International Journal of Computer Applications |
Foundation of Computer Science (FCS), NY, USA |
Volume 63 - Number 10 |
Year of Publication: 2013 |
Authors: Anoop Kumar Jain, Satyam Maheshwari |
10.5120/10504-5273 |
Anoop Kumar Jain, Satyam Maheshwari . Phrase based Clustering Scheme of Suffix Tree Document Clustering Model. International Journal of Computer Applications. 63, 10 ( February 2013), 30-37. DOI=10.5120/10504-5273
Document clustering is one of the difficult and recent research fields in the search engine research. Most of the existing documents clustering techniques use a group of keywords from each document to cluster the documents. Document clustering arises from information retrieval domains, and "It finds grouping for a set of documents belonging to the same cluster are similar and documents belongs to the different cluster are dissimilar". The nformation retrieval plays an important role in data mining for extracting the relevant information for related to user request.

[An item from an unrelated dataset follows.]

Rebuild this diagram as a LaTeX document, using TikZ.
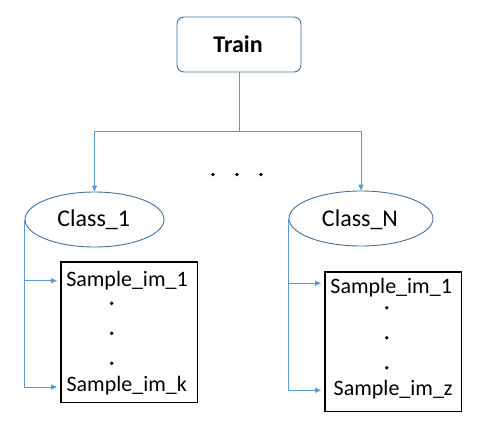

Information retrieval finds the file contents and identifies their similarity. It measures the performance of the documents by using the precision and recall. In this paper we proposed a phrase based clustering scheme which based on application of Suffix Tree Document Clustering (STDC) model. The proposed algorithm is designed to use the STDC model for accurate equivalent representation of document and similarity measurement of the similar documents. This method of clustering reduces the grouping time and similarity accuracy as compared to other existing methods.